14 fevereiro 2019

Uma Cultura de Verdade

A Política da Verdade a que me referi anteriormente (cf. aqui) é importante em todos os sectores da vida pública. Mas é mais importante nuns do que noutros.

O Programa da Iniciativa Liberal (cf. aqui) refere-se à Justiça, criticando e prometendo melhorar alguns males da Justiça em Portugal. O principal parece ser o da lentidão, mas junta-lhe outros como a inefectividade das decisões de primeira-instância e o processualismo (ou prevalência da forma sobre a substância).
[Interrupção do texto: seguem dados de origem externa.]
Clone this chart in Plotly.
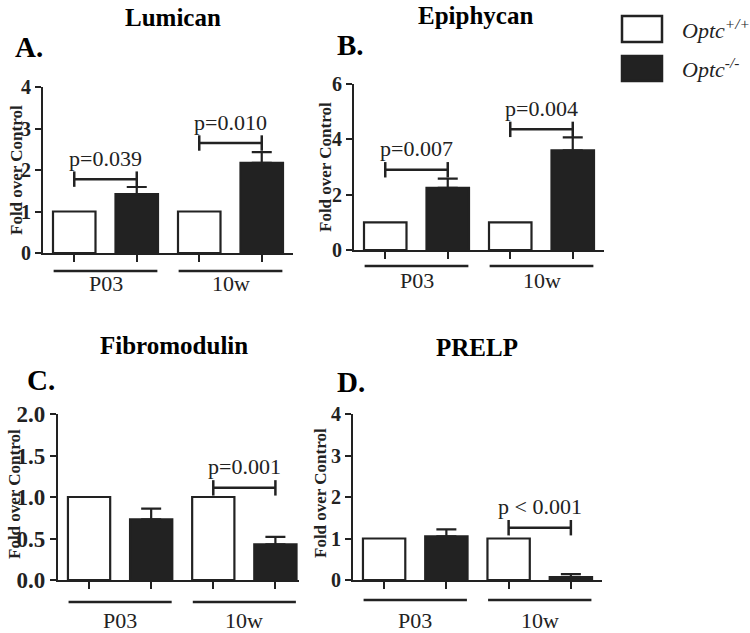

Não é possível a Justiça ser rápida quando está baseada na mentira, e aos agentes da justiça se dá a liberdade de mentir em tribunal através de um estatuto de imunidade no exercício da sua profissão

Mentir é a pior ofensa que se pode cometer à Justiça porque a Verdade é a condição sine qua non da Justiça. Sem Verdade quem ganha em tribunal não é a Justiça, mas "o mais habilidoso" (cf. aqui).

Para um movimento liberal como a Iniciativa Liberal esta liberdade de mentir que é garantida aos agentes da Justiça devia ser um paradigma de reflexão acerca dos limites do valor da liberdade.

A liberdade é um valor humano importante, mas não é o mais importante de todos. O mais importante de todos é o valor da vida. A liberdade é apenas um valor intermédio ou instrumental para promover a vida humana.

Não é só a vida que está acima da liberdade. É também a verdade. É possível conceber a vida humana sem liberdade, mas ela é de todo impossível sem verdade. Basta imaginar como seria a nossa vida se todas as relações diárias de uns com os outros assentassem na mentira. Um homem pode aguentar uma vida num cárcere. Mas ele não vai conseguir sobreviver se lhe prometerem comida todos os dias e nada acontecer.

Se as decisões de primeira instância saídas de um tribunal português estão - ou é previsível que estejam - largamente baseadas na mentira, elas não podem ser vinculativas. A verdade demora tempo a vir ao de cima, e daí a necessidade de tempo e de recursos atrás de recursos até chegar à verdade (se é que, com a mentira como ponto de partida, alguma vez se chega lá).

O estatuto de imunidade foi concebido exclusivamente para os juízes, e não para eles mentirem porque não têm nenhum incentivo a fazê-lo. As razões são outras.

O estatuto de imunidade não foi é concebido de todo para os advogados (incluindo os magistrados do MP, que são advogados do Estado). Para estes, é um privilégio que mais nenhuma profissão tem e um privilégio ruinoso para a Justiça.

Retire-se aos advogados o estatuto de imunidade, restabeleça-se uma política de Verdade nos tribunais - que são o coração do poder judicial e este o poder mais importante da democracia - e metade dos problemas da Justiça em Portugal vão desaparecer.

"Uma Cultura de Verdade na Justiça" poderia ser um slogan político, de que o primeiro princípio seria "É proibido mentir em Tribunal" (uma proibição que presentemente se aplica ao povo - isto é, às testemunhas -, mas não à casta dos auxiliares da Justiça - advogados e procuradores do MP)

1 comentário:

zazie disse...

Completamente certo.
O perjúrio é gravemente punido na América, onde ainda se jura com a mão sobre a Bíblia. Em nome de Deus.

Quem mente em tribunal, mesmo sendo apenas uma testemunha, trama-se e a sério.

Por cá, todos mentem. É uma forma de "dizer e desdizer o que lhe vai na mente".
E tudo o que é dito e matéria factual apurada pela investigação (MP e polícias) pode não servir para nada se, depois, em tribunal, derem o dito por não dito.

Foi o que aconteceu no caso Casa Pia, por exemplo. E mais, e todos os que escapam ilesos. E a lentidão também deriva desta possibilidade de poderem mentir, protelar e depois recorrer durante anos e anos.

E em chegando ao topo, esbarram com os juízes nomeados pelo poder Político. E aí é como nas ditas questões de "inconstitucionalidades" - há sempre casuística para servir a quem querem servir.
E isso vai da Viúva ao denominador comum da boa da nossa política- cada vez mais geringonçada.